The pair invested $2,000 in a 1974 International Box Truck they found on Craigslist and a couple of thousand more renovating it.

"We didn't have the capital needed to go into a brick-and-mortar in Los Angeles," Steffe says.

Lurie says the same of starting from a truck rather than a fixed location.

"It seemed more within my grasp," she says, adding that the retail spaces she looked at before buying her $400 truck off Craigslist were "prohibitively expensive."

A truck is a cheaper and faster way of doing business, one backed by the power of social media and the freedom to go to your customers, rather than waiting for them to come to you, says Dave Lavinsky, founder of Growthink, a firm that helps entrepreneurs start and grow businesses.

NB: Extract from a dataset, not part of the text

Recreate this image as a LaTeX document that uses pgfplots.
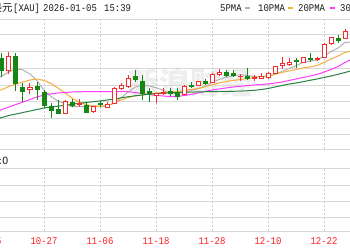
\documentclass[border=0pt]{standalone}
\usepackage{fontspec}
\usepackage{pgfplots}
\pgfplotsset{compat=1.18}
\usepackage{pgfplotstable}
\newfontfamily\mono{Liberation Mono}[FakeStretch=0.87]
\newfontfamily\cjk{Noto Sans CJK SC}
\newfontfamily\sans{DejaVu Sans}

\definecolor{cred}{RGB}{245,45,45}
\definecolor{cgreen}{RGB}{20,135,20}
\definecolor{maA}{RGB}{178,178,178}
\definecolor{maB}{RGB}{245,175,60}
\definecolor{maC}{RGB}{255,60,255}
\definecolor{maD}{RGB}{40,130,70}
\definecolor{gridc}{RGB}{216,216,216}
\definecolor{sepc}{RGB}{182,182,182}
\definecolor{vgrid}{RGB}{205,205,205}
\definecolor{wm}{RGB}{238,238,238}
\definecolor{tickred}{RGB}{255,30,30}
\definecolor{txt}{RGB}{30,30,30}

\pgfdeclareplotmark{candleup}{%
  \pgfmathsetmacro\cya{\candC-\candH}%
  \pgfmathsetmacro\cyb{\candC-\candL}%
  \pgfmathsetmacro\cyo{\candC-\candO}%
  \pgfsetlinewidth{1pt}%
  \pgfsetstrokecolor{cred}%
  \pgfpathmoveto{\pgfpoint{0pt}{\cya pt}}%
  \pgfpathlineto{\pgfpoint{0pt}{\cyb pt}}%
  \pgfusepath{stroke}%
  \pgfsetfillcolor{white}%
  \pgfpathrectanglecorners{\pgfpoint{-2pt}{0pt}}{\pgfpoint{2pt}{\cyo pt}}%
  \pgfusepath{fill,stroke}%
}
\pgfdeclareplotmark{candledown}{%
  \pgfmathsetmacro\cya{\candC-\candH}%
  \pgfmathsetmacro\cyb{\candC-\candL}%
  \pgfmathsetmacro\cyo{\candC-\candO}%
  \pgfsetlinewidth{1pt}%
  \pgfsetstrokecolor{cgreen}%
  \pgfpathmoveto{\pgfpoint{0pt}{\cya pt}}%
  \pgfpathlineto{\pgfpoint{0pt}{\cyb pt}}%
  \pgfusepath{stroke}%
  \pgfsetfillcolor{cgreen}%
  \pgfpathrectanglecorners{\pgfpoint{-2pt}{0pt}}{\pgfpoint{2pt}{\cyo pt}}%
  \pgfusepath{fill,stroke}%
}

% candles: i = day index (0 = 10-27), o h l c = levels on the chart scale (downward)
\pgfplotstableread{
i o h l c
-5 70 52 74 56
-2 89.5 83 94 87
3 113 100 114 101
5 104 99 107 103
7 111 106 113 106.5
9 107 101.5 108 104
10 103 87 104 88.5
11 88 83 90 85.5
12 86 75 88 78.5
16 95.7 93 103 93.5
17 93 88 95 92
20 94 85 95 86
22 85 81 86 81.7
24 82 73 83 74
25 74.5 69 76 72.5
28 76.7 74 80.7 76
30 78.5 75 80.5 77
31 78.3 73 79 76
32 77.3 71.7 79.3 73.3
33 73.3 65.7 74 66.7
34 65 56.7 69 63
35 64 58.3 65.7 62.8
37 62.3 56.7 62.7 57.7
39 59.7 56.7 61 58.3
40 57.7 43.3 58.3 44.3
41 43.3 36.7 45 37.7
43 38.3 29 39 31.7
}\upc
\pgfplotstableread{
i o h l c
-6 58 53 77 70
-4 56 53 91 83
-3 87.5 83 102 91
-1 86 82 100 89.5
0 92 90 108 105
1 106 103 118 110
2 109 100 114 113
4 102 99 107 105
6 105 103 113 112.7
8 103.5 101 107 104.5
13 76.5 70 82 79.5
14 81 75 100 93
15 91.5 88 101.5 93.5
18 91 88 96 93
19 92 88 100 96
21 85 82 88 86.5
23 81.5 79 85 83.5
26 72.5 70 77 75
27 73 70 77 75.5
29 76 68 80 78.3
36 60 58.3 68 61.7
38 58.3 53.3 61.7 59.7
42 38.3 35 43.3 40
44 31 29 63 57
}\downc
\pgfplotstableread{
i m5 m10 m20 m30
-7 79 92 112 119.5
-6 76 89.5 109.5 117.5
-5 72 86.5 107 115.5
-4 69 84 104.5 114
-3 70 82 102 112.5
-2 74 80 99.5 111
-1 80.5 79 97 109.5
0 90.5 80.5 95 108
1 96.5 83.5 93.8 107
2 101 88 93 106.2
3 103.7 93 92.5 105.3
4 106.8 98 92 104.3
5 106.4 102 91.8 103.3
6 106.9 104.5 91.7 102.5
7 105.7 106 91.7 101.7
8 106.4 106.5 91.7 101
9 106.2 105.5 91.7 100
10 103.3 103 91.7 99
11 97.9 100 91.7 97.8
12 92.2 97.5 91.7 96.8
13 87.2 96 92.5 95.8
14 85 95 93.5 95
15 86 94 94.5 94.2
16 87.6 93 95.3 93.6
17 90.3 92.5 96 93.2
18 93 92 96.5 92.8
19 93.6 91.5 96.5 92.5
20 92.1 90.5 95.5 92.3
21 90.7 89.5 94.5 92.1
22 88.6 88.5 93 91.9
23 86.7 86.5 91.5 91.7
24 82.3 85 90 91.6
25 79.6 83 89 91.5
26 77.3 81.5 88 91.4
27 76.1 80.5 87 91.3
28 74.6 79.5 86.3 91.1
29 75.5 78.5 85.6 90.8
30 76.4 77.5 85 90.3
31 76.6 76.7 84.5 89.6
32 76.3 75.5 84 88.5
33 74.4 74 83 87
34 71.4 72.5 82 85.5
35 68.6 71 80.5 84
36 65.7 69.5 79 83
37 62.5 68 77.5 81.7
38 61.1 67 76 80.3
39 60 65.5 74.5 79
40 56.3 62.5 72 77.5
41 51.5 59 69.5 76
42 48 56 66.5 74.3
43 42.4 52.5 62.5 72.5
44 42.1 51 59 70.5
}\mat

\pgfplotsset{
  candlebase/.style={
    only marks, scatter,
    visualization depends on={\thisrow{o} \as \candO},
    visualization depends on={\thisrow{h} \as \candH},
    visualization depends on={\thisrow{l} \as \candL},
    visualization depends on={\thisrow{c} \as \candC},
    scatter/@pre marker code/.code={},
    scatter/@post marker code/.code={},
  },
  panel/.style={
    scale only axis, width=406pt,
    xmin=-10.2857, xmax=47.7143,
    axis line style={draw=none},
    xtick={-8,0,...,40},
    major tick length=0pt,
    xmajorgrids, ymajorgrids,
    x grid style={vgrid, line width=0.8pt, dash pattern=on 2pt off 2pt},
    y grid style={gridc, line width=1pt},
    yticklabels={},
    extra y tick labels={},
    clip=false,
  },
}

\begin{document}
\begin{tikzpicture}
\useasboundingbox (0pt,0pt) rectangle (350pt,250pt);
\clip (0pt,0pt) rectangle (350pt,250pt);
\fill[white] (0pt,0pt) rectangle (350pt,250pt);
\node[text=wm, font=\cjk\bfseries\fontsize{31}{31}\selectfont, inner sep=0pt] at (190pt,167pt) {新浪财经};

\begin{axis}[panel,
  at={(-28pt,101pt)}, anchor=south west, height=130pt,
  ymin=19, ymax=149, y dir=reverse,
  xticklabels={},
  ytick={19,34.3,51.7,68.3,85,101.7,118.3,134},
  extra y ticks={149},
  extra y tick style={grid style={sepc, line width=1.6pt}},
]
\addplot[maA, line width=1pt] table[x=i,y=m5]{\mat};
\addplot[maB, line width=1pt] table[x=i,y=m10]{\mat};
\addplot[maC, line width=1pt] table[x=i,y=m20]{\mat};
\addplot[maD, line width=1pt] table[x=i,y=m30]{\mat};
\addplot[candlebase, mark=candledown] table[x=i,y=c]{\downc};
\addplot[candlebase, mark=candleup] table[x=i,y=c]{\upc};
\end{axis}

\begin{axis}[panel,
  at={(-28pt,19pt)}, anchor=south west, height=63pt,
  ymin=19, ymax=82,
  xticklabels={10-15,10-27,11-06,11-18,11-28,12-10,12-22},
  xticklabel style={text=tickred, font=\mono\fontsize{10.3}{12}\selectfont, anchor=base, yshift=-13pt},
  ytick={33,49,65},
  extra y ticks={19,82},
  extra y tick style={grid style={sepc, line width=1.6pt}},
]
\addplot[draw=none] coordinates {(0,50)};
\end{axis}

\node[anchor=base west, inner sep=0pt, text=txt, font=\sans\fontsize{10}{12}\selectfont] at (-1.5pt,86pt) {:0};

\node[anchor=base west, inner sep=0pt, text=txt, font=\cjk\fontsize{10.5}{12}\selectfont] at (-8.5pt,238.5pt) {美元};
\begin{scope}[every node/.style={anchor=base west, inner sep=0pt, text=txt, font=\mono\fontsize{10.3}{12}\selectfont}]
\node at (13pt,238.5pt) {[XAU]};
\node at (43pt,238.5pt) {2026-01-05};
\node at (104pt,238.5pt) {15:39};
\node at (220pt,238.5pt) {5PMA};
\node at (258pt,238.5pt) {10PMA};
\node at (298pt,238.5pt) {20PMA};
\node at (340pt,238.5pt) {30PMA};
\end{scope}
\fill[maA] (245pt,241pt) rectangle (250pt,243pt);
\fill[maB] (288pt,241pt) rectangle (293pt,243pt);
\fill[maC] (330pt,241pt) rectangle (335pt,243pt);
\end{tikzpicture}
\end{document}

"The mobile retail option literally saves hundreds of thousands of dollars," he says.

Truck owners say they start profiting quickly due to a low initial investment. Lurie says she was making a profit her first year in business. Her products range from about $5 to $80, and during nice weather she says she sells "a couple hundred dollars a day" in merchandise.

Joey Wolffer of The Styleliner, based in the Hamptons and New York City, says she made a profit her first summer in business, in 2010. Although she declined to give specific figures, Styleliner spokeswoman Sara Droz says sales from the truck and from its e-commerce site have doubled in the past year. The clothing and accessories Wolffer sells by international designers as well as handbags from her own line range from $18 to $1,800.

It's those types of vintage and handmade pieces most fashion trucks sell that help keep shoppers engaged, owners say.

"When the economy is the way it is, you have to give people a unique way to buy," Wolffer says of filling her mobile boutique with one-of-a-kind pieces.

Customers agree.

"I loved that they had so many different designers that you just don't find other places," 32-year-old Kate Chan says about The Styleliner, which she visited when the truck was in Washington, D.C., this month.

'The way of the future'

Trucks could become more mainstream as the go-to business model for all sorts of entrepreneurs, several owners say.

Michael Gomez is waiting for approval of his Hairmobile franchise, hair salon trucks he hopes to launch nationwide in 2013. Owners would pay a franchise fee of less than $200,000 for a fully outfitted truck that includes two salon chairs, two sinks and the option for a nail salon area, designated territory to do business in their respective cities, and customer service and marketing support.

"Mobile sites are pretty much the way of the future to decrease overhead and increase profit for a small-business owner," Gomez says. He plans to have more than 2,000 trucks within 10 years.

When Steffe and Romo of Le Fashion Truck saw other retail trucks pop up in Los Angeles, they started the West Coast Mobile Retail Association, which currently has 12 members from Northern California and the Pacific Northwest that sell everything from kids' clothes to school supplies. The women plan to expand the association nationwide by the end of the summer and anticipate adding up to 50 members.

While Steffe and Romo hope to have a permanent retail location at some point, they say their truck offers shoppers something out of the ordinary.

"When's the last time you went shopping in the back of a truck?" Steffe asks.